-- START OF SOURCE DATA --

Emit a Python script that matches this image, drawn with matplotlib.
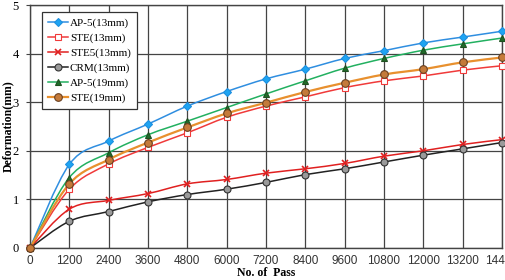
import numpy as np
import matplotlib
matplotlib.use("Agg")
import matplotlib.pyplot as plt
from matplotlib.path import Path
from matplotlib.patches import PathPatch
from matplotlib.lines import Line2D

passes = [0, 1200, 2400, 3600, 4800, 6000, 7200, 8400, 9600, 10800, 12000, 13200, 14400]
ap5_13 = [0, 1.72, 2.20, 2.55, 2.92, 3.22, 3.48, 3.68, 3.90, 4.06, 4.22, 4.34, 4.46]
ste_13 = [0, 1.21, 1.73, 2.07, 2.37, 2.69, 2.92, 3.11, 3.30, 3.44, 3.54, 3.66, 3.75]
ste5_13 = [0, 0.80, 0.98, 1.12, 1.32, 1.41, 1.54, 1.63, 1.74, 1.89, 2.00, 2.13, 2.23]
crm_13 = [0, 0.55, 0.75, 0.95, 1.10, 1.21, 1.35, 1.51, 1.63, 1.77, 1.91, 2.04, 2.17]
ap5_19 = [0, 1.45, 1.96, 2.33, 2.61, 2.89, 3.17, 3.44, 3.70, 3.90, 4.07, 4.20, 4.32]
ste_19 = [0, 1.32, 1.82, 2.17, 2.48, 2.77, 2.99, 3.21, 3.40, 3.57, 3.68, 3.82, 3.92]
series_names = ["AP-5(13mm)", "STE(13mm)", "STE5(13mm)", "CRM(13mm)", "AP-5(19mm)", "STE(19mm)"]
xtick_labels = ["0", "1200", "2400", "3600", "4800", "6000", "7200", "8400", "9600",
                "10800", "12000", "13200", "14400"]

styles = [
    dict(color="#2f8ee0", marker="D", mfc="#1ea4f2", mec="#1e90e0", ms=4.5, lw=1.1),
    dict(color="#f03a3a", marker="s", mfc="white", mec="#f03a3a", ms=5, lw=1.1),
    dict(color="#e02020", marker="x", mfc="#e02020", mec="#e02020", ms=5, lw=1.1, mew=1.2),
    dict(color="#222222", marker="o", mfc="#9a9a9a", mec="#333333", ms=5, lw=1.1),
    dict(color="#22b060", marker="^", mfc="#1f6b2a", mec="#1f4f20", ms=5, lw=1.1),
    dict(color="#e8902e", marker="o", mfc="#c47a3a", mec="#6a4020", ms=5.5, lw=1.6),
]
data = [ap5_13, ste_13, ste5_13, crm_13, ap5_19, ste_19]

fig = plt.figure(figsize=(5.06, 2.80), dpi=100)
ax = fig.add_axes([30/506, 1 - 248/280, 472/506, 243/280])
ax.set_xlim(0, 14400)
ax.set_ylim(0, 5)


def smooth_path(x, y):
    x = np.asarray(x, float)
    y = np.asarray(y, float)
    n = len(x)
    verts = [(x[0], y[0])]
    codes = [Path.MOVETO]
    for i in range(n - 1):
        p0 = np.array([x[max(i - 1, 0)], y[max(i - 1, 0)]])
        p1 = np.array([x[i], y[i]])
        p2 = np.array([x[i + 1], y[i + 1]])
        p3 = np.array([x[min(i + 2, n - 1)], y[min(i + 2, n - 1)]])
        c1 = p1 + (p2 - p0) / 6.0
        c2 = p2 - (p3 - p1) / 6.0
        verts += [tuple(c1), tuple(c2), tuple(p2)]
        codes += [Path.CURVE4] * 3
    return Path(verts, codes)


handles = []
for vals, st, name in zip(data, styles, series_names):
    patch = PathPatch(smooth_path(passes, vals), facecolor="none", edgecolor=st["color"],
                      lw=st["lw"], zorder=3)
    ax.add_patch(patch)
    ax.plot(passes, vals, ls="none", marker=st["marker"], mfc=st["mfc"], mec=st["mec"],
            ms=st["ms"], mew=st.get("mew", 0.8), zorder=4, clip_on=False)
    handles.append(Line2D([], [], color=st["color"], lw=st["lw"], marker=st["marker"],
                          mfc=st["mfc"], mec=st["mec"], ms=st["ms"], mew=st.get("mew", 0.8)))

ax.set_xticks(passes)
ax.set_xticklabels(xtick_labels, fontfamily="Liberation Sans", fontsize=8.5, color="#333333")
ax.set_yticks([0, 1, 2, 3, 4, 5])
ax.set_yticklabels(["0", "1", "2", "3", "4", "5"], fontfamily="Liberation Serif", fontsize=9)
ax.grid(True, color="#444444", lw=0.9)
ax.set_axisbelow(True)
ax.tick_params(axis="x", length=0, pad=5)
ax.tick_params(axis="y", length=3, direction="out", pad=5, color="#444444")
for s in ax.spines.values():
    s.set_color("#444444")
    s.set_linewidth(1.0)

ax.set_xlabel("No. of  Pass", fontfamily="Liberation Serif", fontweight="bold", fontsize=8.5,
              labelpad=0)
ax.set_ylabel("Deformation(mm)", fontfamily="Liberation Serif", fontweight="bold", fontsize=8.5,
              labelpad=0)
ax.yaxis.set_label_coords(-16/472, 0.5)

leg = ax.legend(handles, series_names, loc="upper left", bbox_to_anchor=(12/472, 1 - 7/243),
                prop={"family": "Liberation Serif", "size": 8}, frameon=True, fancybox=False,
                borderpad=0.55, labelspacing=0.45, handlelength=1.8, handletextpad=0.15,
                borderaxespad=0)
leg.get_frame().set_edgecolor("#333333")
leg.get_frame().set_linewidth(0.9)
leg.get_frame().set_alpha(1)

fig.savefig("out.png", dpi=100)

-- END OF SOURCE DATA --

## WHAT IS EXPECTED
How many of the listing's lines contain "matplotlib"? Respond with a single number and nothing else.

## COMPLETE RESPONSE
7